The result is a genuinely zero-cost OCR engine — no paid Vision API, no model to host — at the price of one network round trip per page.
Features
- Drag-and-drop upload with a click-to-browse fallback and a live file preview.
- Multi-format input: PNG, JPG/JPEG, and multi-page PDF.
- Validation on both ends — the 5 MB cap and allowed MIME types are enforced client- and server-side.
- Copy the extracted text to the clipboard or download it as a
.txtfile. - Light / dark theme.
- Swagger / OpenAPI docs served at
/api.
Tech stack
- Frontend — React 18, TypeScript, Vite, Tailwind CSS, shadcn/ui (Radix), react-dropzone, react-hook-form + Zod, Axios, Sonner, next-themes.
- Backend — NestJS 10, TypeScript, Multer for uploads,
@nestjs/swagger,@nestjs/serve-static. - OCR engine — Google Drive API (
googleapis) over OAuth2 (@google-cloud/local-auth). - PDF handling —
pdf-to-png-converter. - Packaging — a single Docker image bundling frontend + backend.

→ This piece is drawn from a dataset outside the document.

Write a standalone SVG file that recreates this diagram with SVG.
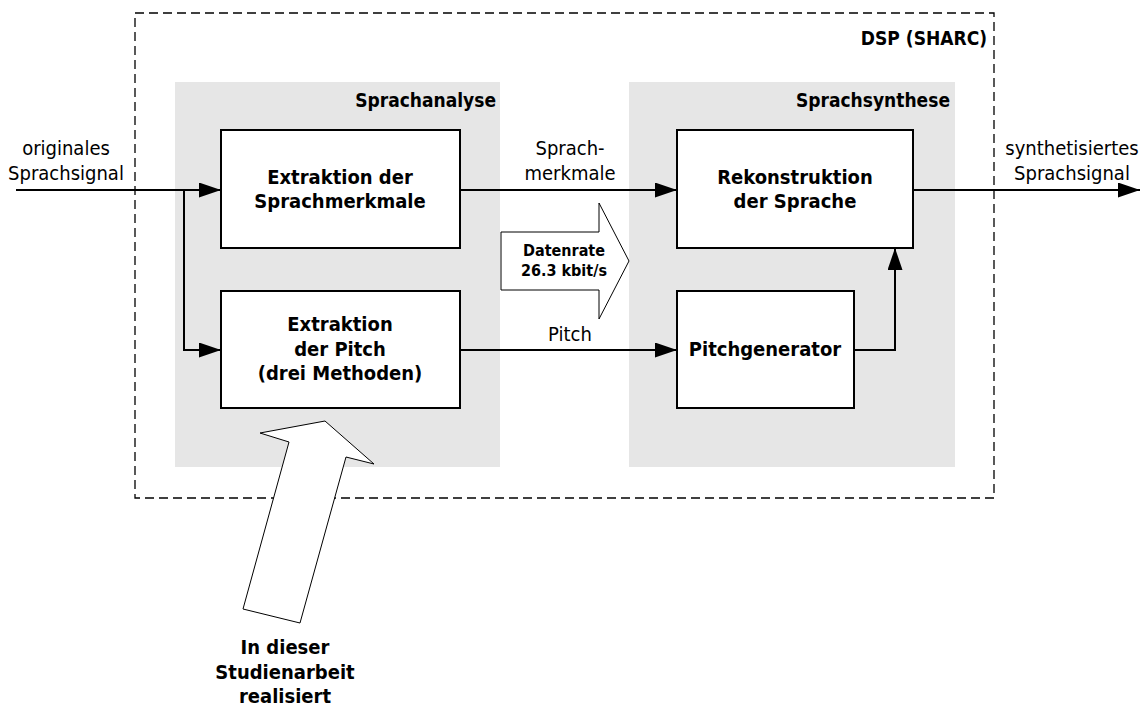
<svg xmlns="http://www.w3.org/2000/svg" width="1147" height="708" viewBox="0 0 1147 708">
<style>
text{font-family:"DejaVu Sans Condensed","DejaVu Sans",sans-serif;font-stretch:condensed;fill:#000}
.n{font-size:20px}
.b{font-size:20px;font-weight:bold}
.t{font-size:19px;font-weight:bold}
.s{font-size:16px;font-weight:bold}
.box{fill:#fff;stroke:#000;stroke-width:2}
.panel{fill:#e6e6e6;stroke:none}
.ln{fill:none;stroke:#000;stroke-width:2}
.hollow{fill:#fff;stroke:#000;stroke-width:1}
</style>
<defs>
<marker id="ah" markerWidth="22" markerHeight="15" refX="22" refY="7.5" orient="auto" markerUnits="userSpaceOnUse">
<path d="M0,0 L22,7.5 L0,15 Z" fill="#000"/>
</marker>
</defs>
<g id="dsp">
<rect x="135" y="13" width="859" height="485" fill="none" stroke="#000" stroke-width="1.3" stroke-dasharray="9,5"/>
<text class="t" x="987" y="45" text-anchor="end">DSP (SHARC)</text>
</g>
<g id="sprachanalyse">
<rect class="panel" x="175" y="82" width="325" height="385"/>
<text class="t" x="496" y="107" text-anchor="end">Sprachanalyse</text>
</g>
<g id="sprachsynthese">
<rect class="panel" x="629" y="82" width="326" height="385"/>
<text class="t" x="950" y="107" text-anchor="end">Sprachsynthese</text>
</g>
<g id="datenrate">
<path class="hollow" d="M501,232 L599,232 L599,203 L629,261 L599,319 L599,290 L501,290 Z"/>
<text class="s" x="564" y="256" text-anchor="middle">Datenrate</text>
<text class="s" x="564" y="276" text-anchor="middle">26.3 kbit/s</text>
</g>
<g id="extraktion-merkmale">
<rect class="box" x="221" y="130" width="239" height="118"/>
<text class="b" x="340" y="184" text-anchor="middle">Extraktion der</text>
<text class="b" x="340" y="208" text-anchor="middle">Sprachmerkmale</text>
</g>
<g id="extraktion-pitch">
<rect class="box" x="221" y="291" width="239" height="117" stroke-width="3.5"/>
<text class="b" x="340" y="331" text-anchor="middle">Extraktion</text>
<text class="b" x="340" y="356" text-anchor="middle">der Pitch</text>
<text class="b" x="340" y="380" text-anchor="middle">(drei Methoden)</text>
</g>
<g id="rekonstruktion">
<rect class="box" x="677" y="130" width="236" height="118"/>
<text class="b" x="795" y="184" text-anchor="middle">Rekonstruktion</text>
<text class="b" x="795" y="208" text-anchor="middle">der Sprache</text>
</g>
<g id="pitchgenerator">
<rect class="box" x="677" y="291" width="177" height="117"/>
<text class="b" x="765" y="356" text-anchor="middle">Pitchgenerator</text>
</g>
<g id="connectors">
<path class="ln" d="M16,190 L221,190" marker-end="url(#ah)"/>
<path class="ln" d="M184,190 L184,350 L221,350" marker-end="url(#ah)"/>
<path class="ln" d="M460,190 L677,190" marker-end="url(#ah)"/>
<path class="ln" d="M460,350 L677,350" marker-end="url(#ah)"/>
<path class="ln" d="M854,350 L895,350 L895,248" marker-end="url(#ah)"/>
<path class="ln" d="M913,190 L1140,190" marker-end="url(#ah)"/>
</g>
<g id="labels">
<text class="n" x="66" y="155" text-anchor="middle">originales</text>
<text class="n" x="66" y="180" text-anchor="middle">Sprachsignal</text>
<text class="n" x="1072" y="155" text-anchor="middle">synthetisiertes</text>
<text class="n" x="1072" y="180" text-anchor="middle">Sprachsignal</text>
<text class="n" x="570" y="155" text-anchor="middle">Sprach-</text>
<text class="n" x="570" y="180" text-anchor="middle">merkmale</text>
<text class="n" x="570" y="341" text-anchor="middle">Pitch</text>
</g>
<g id="studienarbeit">
<path class="hollow" d="M260,433 L325,421 L374,464 L346,457 L300,623 L243,609 L289,442 Z"/>
<text class="b" x="285" y="654" text-anchor="middle">In dieser</text>
<text class="b" x="285" y="679" text-anchor="middle">Studienarbeit</text>
<text class="b" x="285" y="703" text-anchor="middle">realisiert</text>
</g>
</svg>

Architecture and deployment
Frontend and backend are separate packages in development, but production ships as one single-origin container: the Docker build compiles the SPA, copies it into the NestJS app, and serves both the API and the static frontend from the same process — so the Axios client just posts to a relative files/upload path with no CORS to manage. OAuth credentials (credentials.json plus a saved token.json refresh token) are read from /etc/secrets/, which maps cleanly onto a host like Render where they’re mounted as secret files.
Limitations
I kept the project honest about the tradeoffs, because they’re inherent to the approach:
- OCR quality is entirely Google Drive’s — it varies with scan quality, handwriting, and layout complexity.
- Every page is a full Drive round trip (upload → export → delete), so large multi-page PDFs scale linearly in time.
- It needs a Google account with Drive API access; the temporary docs count against (and are cleaned out of) that account’s Drive.
- A hard 5 MB per-file cap.
What I took away
Textify is my favorite kind of hack: solving a problem by noticing that the capability already exists somewhere for free, then wiring it up cleanly. The engineering wasn’t a model — it was the orchestration: validation, PDF rasterization, the upload/export/delete dance, and keeping the whole thing a single deployable artifact. The limitations are real, but for “make my paper searchable,” it’s exactly enough.